My Fanboy Moment with a Fashion Force
Hanging with Rosie Assoulin in Dallas
BY Billy Fong // 02.25.19Rosie Assoulin (Photo by Photographer: Bruno, Snap The Picture)
I‘ve been privileged to have met some truly incredible artists. There was the moment I was at a Leo Castelli opening in the mid 1990s (I was living in New York City for graduate school) and wandered upon Frank Stella as he was lighting a cigar. I’ll fess up, I took advantage of the opportunity and took out a cigarette and joined him for a smoke and got to bask in his glow.
During the late ’90s, I lived in Los Angeles and I was fortunate enough to have many friends in the entertainment industry. As a result, I met gifted filmmakers including Baz Luhrmann, Darren Stein and Sydney Pollack. Then during my many years working for art museums around the country found myself adjacent to artists we exhibited such as Robert Rauschenberg, Jeff Koons and Radcliffe Bailey.
Some might not hold fashion designers in the same realm as the above mentioned. I profoundly disagree. Those who create sculptural pieces that truly are wearable art are definitely artists.
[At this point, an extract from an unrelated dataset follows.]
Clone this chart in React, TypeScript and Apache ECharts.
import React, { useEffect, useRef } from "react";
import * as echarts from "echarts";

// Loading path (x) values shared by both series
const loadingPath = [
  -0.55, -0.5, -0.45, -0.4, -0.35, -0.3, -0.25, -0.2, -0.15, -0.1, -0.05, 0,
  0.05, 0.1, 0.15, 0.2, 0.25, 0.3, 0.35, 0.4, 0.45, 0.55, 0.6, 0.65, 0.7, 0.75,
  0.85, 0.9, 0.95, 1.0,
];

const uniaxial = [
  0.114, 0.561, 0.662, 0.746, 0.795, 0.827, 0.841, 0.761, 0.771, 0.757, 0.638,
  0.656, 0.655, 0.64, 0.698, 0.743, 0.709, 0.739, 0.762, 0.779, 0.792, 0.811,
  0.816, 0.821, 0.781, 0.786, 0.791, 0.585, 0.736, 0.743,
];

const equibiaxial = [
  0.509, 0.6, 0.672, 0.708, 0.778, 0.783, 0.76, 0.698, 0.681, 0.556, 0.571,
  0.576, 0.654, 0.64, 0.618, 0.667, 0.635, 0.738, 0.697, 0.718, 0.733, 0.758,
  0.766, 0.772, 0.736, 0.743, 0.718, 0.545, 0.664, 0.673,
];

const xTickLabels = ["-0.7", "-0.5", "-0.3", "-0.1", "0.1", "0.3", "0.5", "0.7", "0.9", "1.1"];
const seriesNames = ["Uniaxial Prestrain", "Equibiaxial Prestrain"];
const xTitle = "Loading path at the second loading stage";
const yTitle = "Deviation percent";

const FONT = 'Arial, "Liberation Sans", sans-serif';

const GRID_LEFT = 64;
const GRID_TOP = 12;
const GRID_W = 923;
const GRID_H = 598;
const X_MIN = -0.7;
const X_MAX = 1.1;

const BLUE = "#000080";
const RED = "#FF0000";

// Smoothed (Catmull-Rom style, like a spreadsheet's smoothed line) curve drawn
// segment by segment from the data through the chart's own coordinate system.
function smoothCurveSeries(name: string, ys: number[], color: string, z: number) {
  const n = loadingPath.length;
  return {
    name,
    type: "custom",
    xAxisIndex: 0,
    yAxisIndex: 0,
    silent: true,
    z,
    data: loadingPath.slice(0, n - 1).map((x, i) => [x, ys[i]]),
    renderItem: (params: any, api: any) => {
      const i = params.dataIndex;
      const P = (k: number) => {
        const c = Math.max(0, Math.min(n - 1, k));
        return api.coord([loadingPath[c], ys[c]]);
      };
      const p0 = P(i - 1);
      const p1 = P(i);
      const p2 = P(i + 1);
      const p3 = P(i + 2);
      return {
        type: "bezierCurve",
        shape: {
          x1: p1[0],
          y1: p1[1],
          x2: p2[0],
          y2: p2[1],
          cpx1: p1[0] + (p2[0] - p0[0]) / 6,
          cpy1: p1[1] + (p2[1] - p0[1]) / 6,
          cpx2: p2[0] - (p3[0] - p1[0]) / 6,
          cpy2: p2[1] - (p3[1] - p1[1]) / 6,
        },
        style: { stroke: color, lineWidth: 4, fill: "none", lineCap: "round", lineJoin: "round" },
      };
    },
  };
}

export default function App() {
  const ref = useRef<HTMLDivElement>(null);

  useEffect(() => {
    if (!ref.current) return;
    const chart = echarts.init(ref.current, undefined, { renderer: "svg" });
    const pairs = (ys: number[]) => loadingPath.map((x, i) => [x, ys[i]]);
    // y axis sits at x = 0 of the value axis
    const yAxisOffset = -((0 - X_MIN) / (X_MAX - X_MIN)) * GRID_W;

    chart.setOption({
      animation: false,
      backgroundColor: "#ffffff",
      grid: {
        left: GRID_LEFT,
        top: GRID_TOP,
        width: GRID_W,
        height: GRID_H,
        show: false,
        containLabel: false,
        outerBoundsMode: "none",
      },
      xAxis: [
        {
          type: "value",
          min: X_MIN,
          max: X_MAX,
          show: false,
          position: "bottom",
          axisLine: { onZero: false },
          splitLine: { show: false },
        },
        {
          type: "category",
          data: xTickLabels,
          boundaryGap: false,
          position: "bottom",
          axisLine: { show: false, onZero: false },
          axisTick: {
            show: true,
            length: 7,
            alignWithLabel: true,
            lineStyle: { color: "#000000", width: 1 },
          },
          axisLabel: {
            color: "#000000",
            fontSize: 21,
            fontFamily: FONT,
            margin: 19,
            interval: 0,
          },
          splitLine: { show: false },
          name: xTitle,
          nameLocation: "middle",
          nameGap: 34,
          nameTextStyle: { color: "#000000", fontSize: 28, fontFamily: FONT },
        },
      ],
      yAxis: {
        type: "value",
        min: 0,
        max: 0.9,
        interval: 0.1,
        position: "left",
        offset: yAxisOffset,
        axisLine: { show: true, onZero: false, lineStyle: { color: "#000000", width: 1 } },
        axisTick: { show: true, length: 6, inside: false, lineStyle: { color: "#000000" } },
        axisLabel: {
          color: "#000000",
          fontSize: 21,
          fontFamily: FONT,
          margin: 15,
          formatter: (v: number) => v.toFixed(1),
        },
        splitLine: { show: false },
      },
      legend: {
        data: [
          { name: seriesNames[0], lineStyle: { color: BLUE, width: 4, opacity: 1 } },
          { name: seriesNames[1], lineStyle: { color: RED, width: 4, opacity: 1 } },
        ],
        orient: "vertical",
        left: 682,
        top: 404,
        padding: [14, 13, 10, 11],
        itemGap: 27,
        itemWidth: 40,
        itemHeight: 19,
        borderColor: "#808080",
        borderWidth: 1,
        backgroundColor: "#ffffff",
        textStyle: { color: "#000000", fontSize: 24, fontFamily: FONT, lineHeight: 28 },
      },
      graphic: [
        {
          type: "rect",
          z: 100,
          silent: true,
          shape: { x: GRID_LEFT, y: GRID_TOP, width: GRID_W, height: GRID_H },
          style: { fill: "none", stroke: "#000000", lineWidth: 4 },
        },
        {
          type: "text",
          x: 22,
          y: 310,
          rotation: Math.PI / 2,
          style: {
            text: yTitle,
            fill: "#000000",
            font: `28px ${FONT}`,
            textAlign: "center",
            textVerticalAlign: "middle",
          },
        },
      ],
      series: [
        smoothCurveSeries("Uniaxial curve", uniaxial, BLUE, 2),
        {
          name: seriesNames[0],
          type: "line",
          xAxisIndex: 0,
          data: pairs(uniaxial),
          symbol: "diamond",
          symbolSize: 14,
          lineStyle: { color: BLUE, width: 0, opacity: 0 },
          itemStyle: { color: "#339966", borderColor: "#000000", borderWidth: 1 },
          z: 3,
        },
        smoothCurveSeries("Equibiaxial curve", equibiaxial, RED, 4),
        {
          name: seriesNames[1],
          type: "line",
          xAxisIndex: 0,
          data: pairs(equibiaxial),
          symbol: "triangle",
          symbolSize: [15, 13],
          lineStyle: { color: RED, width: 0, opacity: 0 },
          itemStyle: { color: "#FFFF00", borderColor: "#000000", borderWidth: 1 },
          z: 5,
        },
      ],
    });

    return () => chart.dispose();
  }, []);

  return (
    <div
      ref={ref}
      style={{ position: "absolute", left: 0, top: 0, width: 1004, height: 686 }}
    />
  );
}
I had the rare opportunity to meet one of those gifted designers — Rosie Assoulin. I first heard her name almost five years ago while in NYC at a brunch with Dallas’ very own Brian Bolke. He shared with me that he was going to be carrying a new designer that everyone would soon be talking about and her name was Rosie Assoulin.
Bolke pulled out his phone and showed me an image of a white gown with bold stripes that on the one hand seemed old school and reminiscent of something that might have been worn by Marella Agnelli or Kay Graham. On the other hand, it felt excitingly new and fresh in its fabric choice and architectural construction.
My dear friend, Ann Hobson, bought that dress and wore it to the next Dallas Museum of Art’s Art Ball. The vast amount of fabric had an air of Edwardian royalty to it, but the stark white background with bold stripes reminded me also of a 1980s surfer aesthetic. If the dress had been around at the time, I’m sure it could’ve been a runner-up to what Kay Graham wore to her and Truman Capote’s famed Black and White Ball.
Assoulin was in Dallas for a luncheon (thrown by Jennifer Karol and Kristen Cole) and to showcase her current spring and upcoming fall line. The designer has a distinguished pedigree. After studying at the Fashion Institute of Technology, Assoulin made her way to Oscar de la Renta in New York City.
There Assoulin was able to experience the icon at work: draping, cutting and pining his incomparable creations.
Assoulin then spread her wings to other creative fields and for a few years worked in event and floral design. Fast forward and in late 2012, she decisively turned back towards her first love, fashion — and her eponymous collection made its debut in 2014. Forty Five Ten has consistently carried her line ever since and she has a sizable following in Dallas.
And perhaps I am now her No. 1 Fanboy.